● Entries shown:
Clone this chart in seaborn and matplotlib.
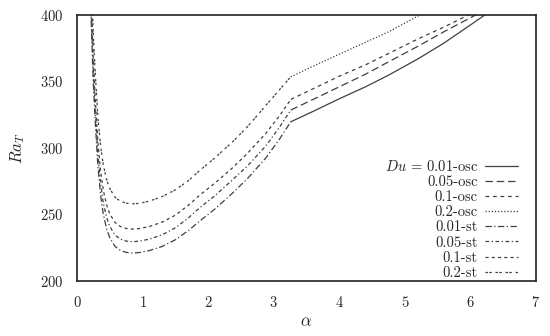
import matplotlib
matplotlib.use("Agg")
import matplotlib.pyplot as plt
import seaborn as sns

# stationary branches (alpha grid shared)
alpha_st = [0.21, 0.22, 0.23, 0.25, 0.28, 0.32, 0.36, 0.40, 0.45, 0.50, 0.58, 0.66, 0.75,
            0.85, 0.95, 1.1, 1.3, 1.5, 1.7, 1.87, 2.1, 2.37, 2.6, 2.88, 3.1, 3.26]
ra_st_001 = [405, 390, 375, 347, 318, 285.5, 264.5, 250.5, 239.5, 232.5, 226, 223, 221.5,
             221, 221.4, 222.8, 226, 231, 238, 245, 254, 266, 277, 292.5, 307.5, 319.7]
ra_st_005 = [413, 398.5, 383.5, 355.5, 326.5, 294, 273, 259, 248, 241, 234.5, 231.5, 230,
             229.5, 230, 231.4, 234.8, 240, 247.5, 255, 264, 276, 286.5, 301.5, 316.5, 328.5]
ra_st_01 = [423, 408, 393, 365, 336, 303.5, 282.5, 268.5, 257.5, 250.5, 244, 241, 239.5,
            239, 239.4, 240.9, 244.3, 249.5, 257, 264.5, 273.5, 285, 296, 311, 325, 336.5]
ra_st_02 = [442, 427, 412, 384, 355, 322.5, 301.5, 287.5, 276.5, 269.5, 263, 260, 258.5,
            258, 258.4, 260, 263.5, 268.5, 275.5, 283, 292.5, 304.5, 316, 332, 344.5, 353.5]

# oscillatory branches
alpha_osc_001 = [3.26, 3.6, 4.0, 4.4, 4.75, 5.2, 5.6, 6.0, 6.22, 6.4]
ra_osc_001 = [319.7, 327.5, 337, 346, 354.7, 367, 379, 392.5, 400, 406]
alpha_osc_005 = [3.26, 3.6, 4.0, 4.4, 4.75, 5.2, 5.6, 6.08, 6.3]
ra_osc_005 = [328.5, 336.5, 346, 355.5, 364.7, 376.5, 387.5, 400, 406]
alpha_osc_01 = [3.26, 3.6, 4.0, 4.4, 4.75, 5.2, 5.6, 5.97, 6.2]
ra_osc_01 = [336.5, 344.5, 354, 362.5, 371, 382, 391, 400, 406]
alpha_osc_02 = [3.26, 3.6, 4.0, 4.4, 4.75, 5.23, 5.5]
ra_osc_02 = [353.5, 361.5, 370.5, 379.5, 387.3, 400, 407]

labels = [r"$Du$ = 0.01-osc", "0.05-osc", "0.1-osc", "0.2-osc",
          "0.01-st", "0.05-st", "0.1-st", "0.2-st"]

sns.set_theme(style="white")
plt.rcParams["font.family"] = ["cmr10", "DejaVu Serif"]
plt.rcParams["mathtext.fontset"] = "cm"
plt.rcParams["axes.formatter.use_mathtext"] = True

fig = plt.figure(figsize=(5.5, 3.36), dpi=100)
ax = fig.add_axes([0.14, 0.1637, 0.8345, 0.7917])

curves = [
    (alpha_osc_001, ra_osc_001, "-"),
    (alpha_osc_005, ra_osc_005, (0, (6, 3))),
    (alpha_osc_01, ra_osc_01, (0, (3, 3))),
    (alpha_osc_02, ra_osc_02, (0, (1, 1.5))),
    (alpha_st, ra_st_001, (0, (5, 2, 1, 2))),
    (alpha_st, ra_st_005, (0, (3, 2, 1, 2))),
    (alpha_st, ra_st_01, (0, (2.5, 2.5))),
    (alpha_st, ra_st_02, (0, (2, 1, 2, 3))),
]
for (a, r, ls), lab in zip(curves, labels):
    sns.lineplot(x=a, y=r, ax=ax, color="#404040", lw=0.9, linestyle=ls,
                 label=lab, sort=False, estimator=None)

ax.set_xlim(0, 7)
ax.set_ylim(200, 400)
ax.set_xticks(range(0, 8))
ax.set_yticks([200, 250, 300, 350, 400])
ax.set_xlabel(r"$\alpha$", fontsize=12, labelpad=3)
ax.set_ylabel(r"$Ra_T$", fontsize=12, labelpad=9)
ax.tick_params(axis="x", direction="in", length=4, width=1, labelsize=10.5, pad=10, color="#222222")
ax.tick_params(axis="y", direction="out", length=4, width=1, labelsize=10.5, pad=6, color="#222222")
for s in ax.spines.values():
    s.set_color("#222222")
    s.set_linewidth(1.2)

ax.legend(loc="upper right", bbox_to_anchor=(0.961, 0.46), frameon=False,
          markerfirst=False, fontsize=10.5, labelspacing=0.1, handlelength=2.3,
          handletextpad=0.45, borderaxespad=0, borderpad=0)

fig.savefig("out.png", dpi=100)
* * *
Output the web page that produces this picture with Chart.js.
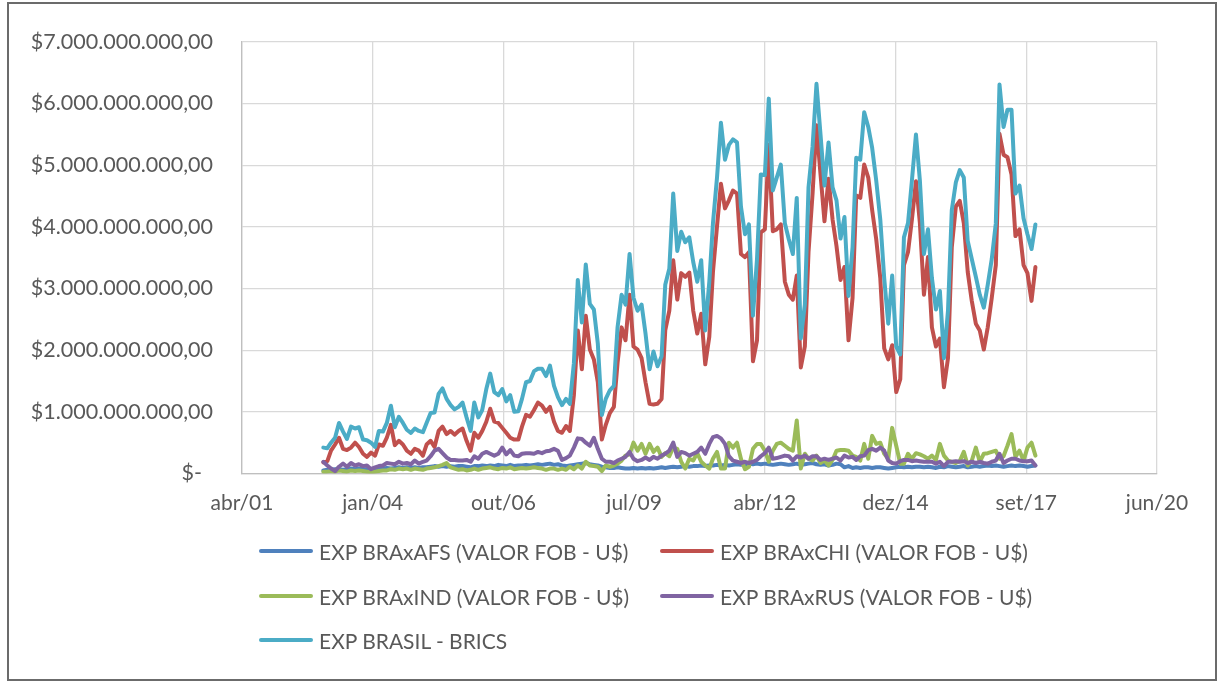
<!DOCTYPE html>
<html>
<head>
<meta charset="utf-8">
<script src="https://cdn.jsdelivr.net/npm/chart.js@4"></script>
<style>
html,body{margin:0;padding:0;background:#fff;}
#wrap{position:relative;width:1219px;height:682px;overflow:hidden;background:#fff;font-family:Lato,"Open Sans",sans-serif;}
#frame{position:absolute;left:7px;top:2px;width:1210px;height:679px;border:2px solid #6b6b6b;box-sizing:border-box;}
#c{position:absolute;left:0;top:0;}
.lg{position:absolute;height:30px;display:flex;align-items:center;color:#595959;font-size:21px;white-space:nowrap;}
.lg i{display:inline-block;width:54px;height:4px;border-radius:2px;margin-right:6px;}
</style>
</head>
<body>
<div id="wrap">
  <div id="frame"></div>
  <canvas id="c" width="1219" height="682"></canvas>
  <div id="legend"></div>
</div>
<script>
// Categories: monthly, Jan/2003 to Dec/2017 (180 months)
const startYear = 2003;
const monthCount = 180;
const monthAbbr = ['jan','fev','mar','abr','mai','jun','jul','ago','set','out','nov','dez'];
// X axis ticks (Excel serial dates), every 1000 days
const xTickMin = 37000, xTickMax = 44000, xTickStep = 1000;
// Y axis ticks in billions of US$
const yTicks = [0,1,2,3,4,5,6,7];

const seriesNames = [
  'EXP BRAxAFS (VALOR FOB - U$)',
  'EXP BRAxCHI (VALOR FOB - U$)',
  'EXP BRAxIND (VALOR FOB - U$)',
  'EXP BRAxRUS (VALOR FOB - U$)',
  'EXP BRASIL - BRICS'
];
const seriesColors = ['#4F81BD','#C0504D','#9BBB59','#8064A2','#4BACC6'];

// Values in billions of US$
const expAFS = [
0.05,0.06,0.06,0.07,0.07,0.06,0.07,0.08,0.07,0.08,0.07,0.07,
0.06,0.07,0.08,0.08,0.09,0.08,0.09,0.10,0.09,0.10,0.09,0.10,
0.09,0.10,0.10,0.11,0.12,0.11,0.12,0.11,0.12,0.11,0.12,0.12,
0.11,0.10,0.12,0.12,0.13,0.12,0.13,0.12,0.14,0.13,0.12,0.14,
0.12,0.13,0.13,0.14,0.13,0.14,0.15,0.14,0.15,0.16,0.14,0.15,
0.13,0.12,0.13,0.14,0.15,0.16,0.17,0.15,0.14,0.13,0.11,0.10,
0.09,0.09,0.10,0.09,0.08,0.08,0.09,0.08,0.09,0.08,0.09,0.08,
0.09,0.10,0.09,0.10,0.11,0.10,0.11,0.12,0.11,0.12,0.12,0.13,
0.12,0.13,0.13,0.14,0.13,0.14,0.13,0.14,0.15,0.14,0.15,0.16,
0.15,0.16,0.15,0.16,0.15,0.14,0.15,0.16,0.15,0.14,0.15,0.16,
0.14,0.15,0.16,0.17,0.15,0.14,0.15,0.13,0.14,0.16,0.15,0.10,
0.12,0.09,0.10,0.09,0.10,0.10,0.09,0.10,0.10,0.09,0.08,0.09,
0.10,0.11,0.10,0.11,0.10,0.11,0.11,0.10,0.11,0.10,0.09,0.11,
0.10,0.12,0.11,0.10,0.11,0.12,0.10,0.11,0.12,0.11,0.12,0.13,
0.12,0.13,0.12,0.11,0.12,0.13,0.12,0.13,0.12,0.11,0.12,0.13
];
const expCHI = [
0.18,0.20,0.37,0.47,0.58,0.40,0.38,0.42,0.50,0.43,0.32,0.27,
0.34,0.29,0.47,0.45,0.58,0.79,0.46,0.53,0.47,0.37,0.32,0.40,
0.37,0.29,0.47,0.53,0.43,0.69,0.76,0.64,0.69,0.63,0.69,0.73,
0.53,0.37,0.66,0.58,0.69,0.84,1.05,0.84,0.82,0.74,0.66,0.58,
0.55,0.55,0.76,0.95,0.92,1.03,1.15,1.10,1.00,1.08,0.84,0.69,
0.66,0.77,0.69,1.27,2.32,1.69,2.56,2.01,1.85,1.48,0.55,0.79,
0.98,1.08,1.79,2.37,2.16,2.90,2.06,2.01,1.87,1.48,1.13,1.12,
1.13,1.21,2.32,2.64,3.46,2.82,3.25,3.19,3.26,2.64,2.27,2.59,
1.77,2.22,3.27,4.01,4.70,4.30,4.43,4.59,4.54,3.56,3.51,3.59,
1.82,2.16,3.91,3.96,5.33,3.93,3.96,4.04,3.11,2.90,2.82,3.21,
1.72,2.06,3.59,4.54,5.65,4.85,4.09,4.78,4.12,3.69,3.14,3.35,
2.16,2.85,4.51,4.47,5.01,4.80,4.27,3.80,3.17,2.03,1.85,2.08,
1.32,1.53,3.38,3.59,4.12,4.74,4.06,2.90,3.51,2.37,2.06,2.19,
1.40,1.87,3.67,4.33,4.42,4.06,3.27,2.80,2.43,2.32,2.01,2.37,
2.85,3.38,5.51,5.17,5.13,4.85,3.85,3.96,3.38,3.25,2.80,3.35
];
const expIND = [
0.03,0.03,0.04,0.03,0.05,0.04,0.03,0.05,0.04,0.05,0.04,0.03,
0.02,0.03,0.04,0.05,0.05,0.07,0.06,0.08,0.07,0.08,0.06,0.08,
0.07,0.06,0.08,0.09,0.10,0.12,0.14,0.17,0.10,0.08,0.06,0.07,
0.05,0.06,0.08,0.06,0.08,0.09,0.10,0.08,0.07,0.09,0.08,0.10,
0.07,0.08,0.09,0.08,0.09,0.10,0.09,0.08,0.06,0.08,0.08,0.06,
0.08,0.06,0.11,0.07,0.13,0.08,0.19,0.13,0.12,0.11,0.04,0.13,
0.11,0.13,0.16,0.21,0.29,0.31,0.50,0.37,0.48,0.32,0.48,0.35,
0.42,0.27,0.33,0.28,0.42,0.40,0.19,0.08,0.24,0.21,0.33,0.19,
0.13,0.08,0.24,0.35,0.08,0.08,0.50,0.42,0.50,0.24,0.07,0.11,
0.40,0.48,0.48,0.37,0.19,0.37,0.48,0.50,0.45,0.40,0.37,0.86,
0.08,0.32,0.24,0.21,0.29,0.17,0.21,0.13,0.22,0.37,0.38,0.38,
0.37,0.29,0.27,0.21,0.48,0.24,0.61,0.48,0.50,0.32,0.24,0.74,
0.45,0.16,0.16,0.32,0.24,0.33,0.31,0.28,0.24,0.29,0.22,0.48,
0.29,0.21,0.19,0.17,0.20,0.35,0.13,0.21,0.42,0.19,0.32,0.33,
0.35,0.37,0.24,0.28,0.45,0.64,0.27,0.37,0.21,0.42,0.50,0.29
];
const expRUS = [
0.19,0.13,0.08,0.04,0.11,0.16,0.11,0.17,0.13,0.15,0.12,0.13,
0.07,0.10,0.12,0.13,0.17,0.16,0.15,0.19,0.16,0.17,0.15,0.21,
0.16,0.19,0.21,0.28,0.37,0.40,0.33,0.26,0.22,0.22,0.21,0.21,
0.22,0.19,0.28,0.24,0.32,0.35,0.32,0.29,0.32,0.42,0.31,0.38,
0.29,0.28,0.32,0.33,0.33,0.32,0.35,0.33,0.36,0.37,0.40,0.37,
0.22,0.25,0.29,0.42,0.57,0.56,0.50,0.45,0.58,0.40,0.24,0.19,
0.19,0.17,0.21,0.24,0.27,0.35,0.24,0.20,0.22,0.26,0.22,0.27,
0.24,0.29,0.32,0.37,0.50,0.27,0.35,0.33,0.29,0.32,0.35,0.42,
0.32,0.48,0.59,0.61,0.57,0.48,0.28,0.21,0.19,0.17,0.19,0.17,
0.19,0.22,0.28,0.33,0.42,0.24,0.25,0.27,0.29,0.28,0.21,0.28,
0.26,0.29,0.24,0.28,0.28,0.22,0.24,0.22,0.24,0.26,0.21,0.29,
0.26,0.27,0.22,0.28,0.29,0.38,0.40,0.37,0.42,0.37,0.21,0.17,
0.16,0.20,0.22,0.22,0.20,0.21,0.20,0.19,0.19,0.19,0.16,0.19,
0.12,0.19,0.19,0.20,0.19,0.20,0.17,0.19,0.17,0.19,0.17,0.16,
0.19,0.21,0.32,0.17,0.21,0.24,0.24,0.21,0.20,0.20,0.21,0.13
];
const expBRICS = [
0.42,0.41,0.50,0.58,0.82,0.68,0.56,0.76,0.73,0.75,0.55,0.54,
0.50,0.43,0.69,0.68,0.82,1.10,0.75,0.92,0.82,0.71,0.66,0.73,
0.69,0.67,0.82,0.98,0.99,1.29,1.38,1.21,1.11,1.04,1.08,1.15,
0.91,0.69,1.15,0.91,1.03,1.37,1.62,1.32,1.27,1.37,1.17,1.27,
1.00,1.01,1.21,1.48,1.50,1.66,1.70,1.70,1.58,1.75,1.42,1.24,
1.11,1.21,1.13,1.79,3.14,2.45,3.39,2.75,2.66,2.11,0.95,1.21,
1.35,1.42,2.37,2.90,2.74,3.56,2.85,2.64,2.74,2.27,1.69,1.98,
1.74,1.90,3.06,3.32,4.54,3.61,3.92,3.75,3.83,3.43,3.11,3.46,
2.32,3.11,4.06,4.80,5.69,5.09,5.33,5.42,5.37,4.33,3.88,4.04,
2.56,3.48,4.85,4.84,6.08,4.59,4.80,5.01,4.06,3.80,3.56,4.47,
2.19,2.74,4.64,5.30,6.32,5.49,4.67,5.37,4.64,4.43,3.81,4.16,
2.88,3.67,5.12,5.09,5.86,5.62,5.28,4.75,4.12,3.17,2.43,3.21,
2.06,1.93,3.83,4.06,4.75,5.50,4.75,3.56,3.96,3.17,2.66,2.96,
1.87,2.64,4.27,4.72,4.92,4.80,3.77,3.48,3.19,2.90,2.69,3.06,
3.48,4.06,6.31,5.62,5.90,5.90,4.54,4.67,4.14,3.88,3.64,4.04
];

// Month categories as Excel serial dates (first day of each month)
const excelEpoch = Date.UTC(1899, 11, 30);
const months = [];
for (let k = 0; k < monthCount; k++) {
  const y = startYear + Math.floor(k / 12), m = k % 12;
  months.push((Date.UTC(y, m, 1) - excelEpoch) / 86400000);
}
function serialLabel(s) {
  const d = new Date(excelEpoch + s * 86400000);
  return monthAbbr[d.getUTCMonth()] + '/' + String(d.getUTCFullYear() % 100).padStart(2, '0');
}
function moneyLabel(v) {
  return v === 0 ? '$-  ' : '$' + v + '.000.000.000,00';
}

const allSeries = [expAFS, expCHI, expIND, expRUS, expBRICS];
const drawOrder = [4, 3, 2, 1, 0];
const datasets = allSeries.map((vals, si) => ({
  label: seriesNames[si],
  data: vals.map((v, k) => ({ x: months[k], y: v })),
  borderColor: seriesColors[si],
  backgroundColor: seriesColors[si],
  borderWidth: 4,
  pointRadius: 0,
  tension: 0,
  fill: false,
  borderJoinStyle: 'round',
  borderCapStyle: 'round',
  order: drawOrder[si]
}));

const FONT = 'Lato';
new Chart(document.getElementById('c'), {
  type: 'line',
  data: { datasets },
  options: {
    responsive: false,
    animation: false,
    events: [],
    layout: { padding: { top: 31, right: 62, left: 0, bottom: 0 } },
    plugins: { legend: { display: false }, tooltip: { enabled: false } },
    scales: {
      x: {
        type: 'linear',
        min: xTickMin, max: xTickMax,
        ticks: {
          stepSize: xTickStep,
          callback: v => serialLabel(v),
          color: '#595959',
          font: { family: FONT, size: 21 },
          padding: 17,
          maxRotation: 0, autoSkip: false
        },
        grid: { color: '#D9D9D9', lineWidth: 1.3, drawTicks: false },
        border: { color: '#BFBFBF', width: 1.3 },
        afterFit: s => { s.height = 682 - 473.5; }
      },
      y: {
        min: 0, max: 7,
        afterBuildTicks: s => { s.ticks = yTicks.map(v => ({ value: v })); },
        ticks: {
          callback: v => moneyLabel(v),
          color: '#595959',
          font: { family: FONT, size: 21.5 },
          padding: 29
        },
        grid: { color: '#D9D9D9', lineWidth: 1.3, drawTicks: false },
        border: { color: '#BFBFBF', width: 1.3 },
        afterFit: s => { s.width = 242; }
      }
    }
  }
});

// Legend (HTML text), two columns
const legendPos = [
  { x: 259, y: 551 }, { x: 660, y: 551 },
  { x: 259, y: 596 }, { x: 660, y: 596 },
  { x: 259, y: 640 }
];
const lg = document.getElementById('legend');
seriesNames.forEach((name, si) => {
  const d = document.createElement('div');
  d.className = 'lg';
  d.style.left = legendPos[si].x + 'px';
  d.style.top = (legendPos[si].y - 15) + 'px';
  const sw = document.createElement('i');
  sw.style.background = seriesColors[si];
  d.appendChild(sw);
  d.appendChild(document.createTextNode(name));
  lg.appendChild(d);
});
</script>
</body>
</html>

● Short task:
Tally up the lines holding the word "matplotlib" in the data above, and answer with that figure only.

● Response to this exercise:
4